Per realizzare l’ambizioso progetto della “sinistra” non basta solo attuare una rivoluzione culturale e antropologica, ma bisogna agire sul terreno pratico delle rivendicazioni economiche, «toccare gli interessi», accorciare le distanze sociali, far partecipare i lavoratori alla gestione delle aziende e condividerne gli utili, garantire per tutti le stesse possibilità di accesso ovunque. L’azione culturale è quindi inestricabilmente legata a quella legislativa. La “sinistra”, impregnata di spirito antiborghese, vuole distruggere l’identificazione tra la ricchezza e il valore e togliere così al denaro ogni connotazione morale, rendendolo mezzo di scambio e non fine. La ricchezza, nello Stato fascista, deve valere e servire a poco, capire che con essa sola si ottiene poco, tanto nell’ordine dei beni materiali, quanto in fatto di autorità sugli uomini. Per cambiare concretamente la struttura gerarchica della società borghese, basata sul quantitativo di denaro posseduto, il privilegio economico deve diminuire. Non bisogna solo puntare a una redistribuzione della ricchezza, ma rivalutare totalmente il concetto di lavoro, epurandolo da ogni idea economicista.

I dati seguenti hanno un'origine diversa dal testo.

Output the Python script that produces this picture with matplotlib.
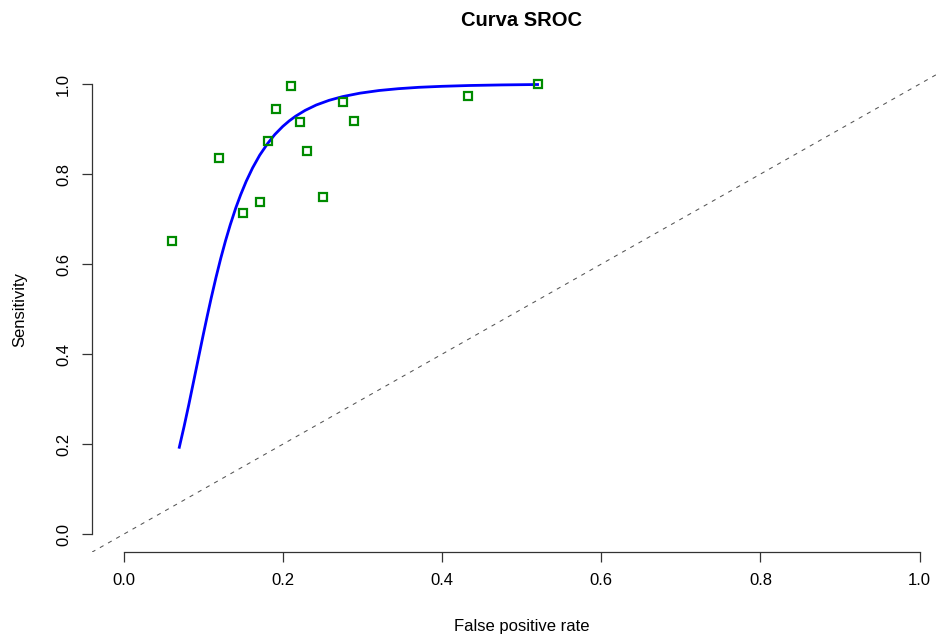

Distrutta l’equivalenza lavoro-merce, tipica del liberismo, vengono attribuite al lavoro delle funzioni etico-politiche che lo delineano come l’elemento fondante il nuovo ordine politico e sociale che il fascismo vuole instaurare. La “sinistra fascista” vuole creare una vera e propria mistica del lavoro, in cui quest’ultimo non è più affrontato tramite considerazioni esclusivamente economiche, ma viene correlato a tutte le altre caratteristiche extraeconomiche che costituiscono il mussoliniano «uomo integrale».
Il lavoro, secondo alcuni esponenti della “sinistra”, viene elevato a punto di riferimento culturale e religioso, a veicolo di prospettive e di aspirazioni svincolate dal dibattito sulle teorie economiche, a un modello di un nuovo progetto di uomo prima che di società. Parlato evidenzia, quindi, una differenza di opinioni tra chi attua un «rifiuto dei valori economici e mercantili considerati vili e materialistici» e chi, come l’ambiente sindacale, crede che «proprio sul terreno economico e sociale si doveva condurre la lotta contro la classe borghese e contro gli squilibri classisti determinati da ragioni economiche» (p. 110). Il sindacato, però, è ben consapevole che per realizzare la «Rivoluzione fascista», all’azione socio-economica deve essere accompagnata quella educativa, proprio con questo obiettivo vengono istituite scuole sindacali: «Lo scopo delle scuole era quello di colmare il forte divario che da sempre, anche in periodo prefascista, aveva connotato la preparazione dei datori di lavoro rispetto a quella dei lavoratori; una differenza che aveva la sua origine in evidenti caratteristiche sociali ed economiche e che dipendeva dal diverso livello di scolarizzazione delle due parti sociali. Un divario che la “rivoluzione fascista” riteneva in qualche modo di dovere colmare, pena la perpetua sudditanza dei lavoratori rispetto ai datori di lavoro» (p. 85).
Nonostante la storiografia contemporanea riconosca ormai, soprattutto dopo gli studi di De Felice, l’esistenza di varie e composite anime all’interno del fascismo, per molto tempo l’esistenza di una componente rivoluzionaria è stata marginalizzata o addirittura negata. Questo testo risulta quindi essere di fondamentale importanza per comprendere a pieno quel variegato, complesso e immenso universo nato dalla mente di Benito Mussolini.